SHORT TASK: Take the lines of the data below from the very first through the line containing "(0,0) rectangle (486,381);" and output them exactly, pictures excluded.

DATASET SECTION:
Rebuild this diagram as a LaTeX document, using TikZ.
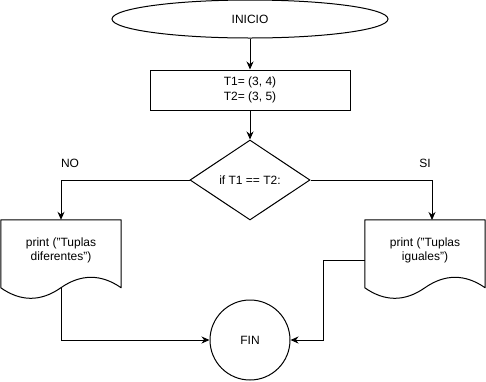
\documentclass[tikz,border=0pt]{standalone}
\usepackage{fontspec}
\setmainfont{Liberation Sans}
\usetikzlibrary{shapes.geometric,arrows.meta,calc}
\begin{document}
\begin{tikzpicture}[x=1pt,y=-1pt,
  font=\fontsize{12}{14.4}\selectfont,
  every node/.style={inner sep=0pt, align=center},
  shapeline/.style={draw=black, line width=1pt},
  flow/.style={draw=black, line width=1pt, -{Stealth[length=8pt,width=7pt]}},
  startbox/.style={shapeline, ellipse, minimum width=276pt, minimum height=38pt},
  procbox/.style={shapeline, rectangle, minimum width=200pt, minimum height=40pt},
  decision/.style={shapeline, diamond, minimum width=120pt, minimum height=80pt, aspect=1.5},
  docframe/.style={rectangle, minimum width=120pt, minimum height=80pt},
  endbox/.style={shapeline, circle, minimum size=80pt}
]
\useasboundingbox (0,0) rectangle (486,381);

% main column
\node[startbox] (inicio) at (250,19) {INICIO};
\node[procbox] (asig) at (250,90) {T1= (3, 4)\\T2= (3, 5)};
\node[decision] (cond) at (250,180) {if T1 == T2:};
\node[endbox] (fin) at (250,340) {FIN};

% output documents (frame nodes carry the anchors)
\node[docframe] (docL) at (61,260) {};
\node[docframe] (docR) at (425,260) {};
\node (txtL) at (61,250.5) {print ("Tuplas\\diferentes")};
\node (txtR) at (425,250.5) {print ("Tuplas\\iguales")};

% document outlines: hump on the right half, trough on the left half
\foreach \d in {docL,docR}{
  \draw[shapeline, line join=round]
    let \p1=(\d.north west), \p2=(\d.south east) in
    (\x1,\y1) -- (\x2,\y1) -- (\x2,{\y1-68})
    .. controls ({\x2-20},{\y1-54}) and ({\x1+80},{\y1-54}) .. ({\x1+60},{\y1-68})
    .. controls ({\x1+40},{\y1-82}) and ({\x1+20},{\y1-82}) .. (\x1,{\y1-68})
    -- cycle;
}

\coordinate (docLout) at (61,288);
\coordinate (docRin) at (432,220);
\coordinate (docRout) at (323,260);

% connectors
\draw[flow] (inicio.south) -- (asig.north);
\draw[flow] (asig.south) -- (cond.north);
\draw[flow] (cond.west) -| (docL.north);
\draw[flow] (cond.east) -| (docRin);
\draw[flow] (docLout) |- (fin.west);
\draw[flow] (docR.west) -- (docRout) |- (fin.east);

% branch labels
\node (no) at (70,163) {NO};
\node (si) at (425,163) {SI};
\end{tikzpicture}
\end{document}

THE REPLY:
Rebuild this diagram as a LaTeX document, using TikZ.
\documentclass[tikz,border=0pt]{standalone}
\usepackage{fontspec}
\setmainfont{Liberation Sans}
\usetikzlibrary{shapes.geometric,arrows.meta,calc}
\begin{document}
\begin{tikzpicture}[x=1pt,y=-1pt,
  font=\fontsize{12}{14.4}\selectfont,
  every node/.style={inner sep=0pt, align=center},
  shapeline/.style={draw=black, line width=1pt},
  flow/.style={draw=black, line width=1pt, -{Stealth[length=8pt,width=7pt]}},
  startbox/.style={shapeline, ellipse, minimum width=276pt, minimum height=38pt},
  procbox/.style={shapeline, rectangle, minimum width=200pt, minimum height=40pt},
  decision/.style={shapeline, diamond, minimum width=120pt, minimum height=80pt, aspect=1.5},
  docframe/.style={rectangle, minimum width=120pt, minimum height=80pt},
  endbox/.style={shapeline, circle, minimum size=80pt}
]
\useasboundingbox (0,0) rectangle (486,381);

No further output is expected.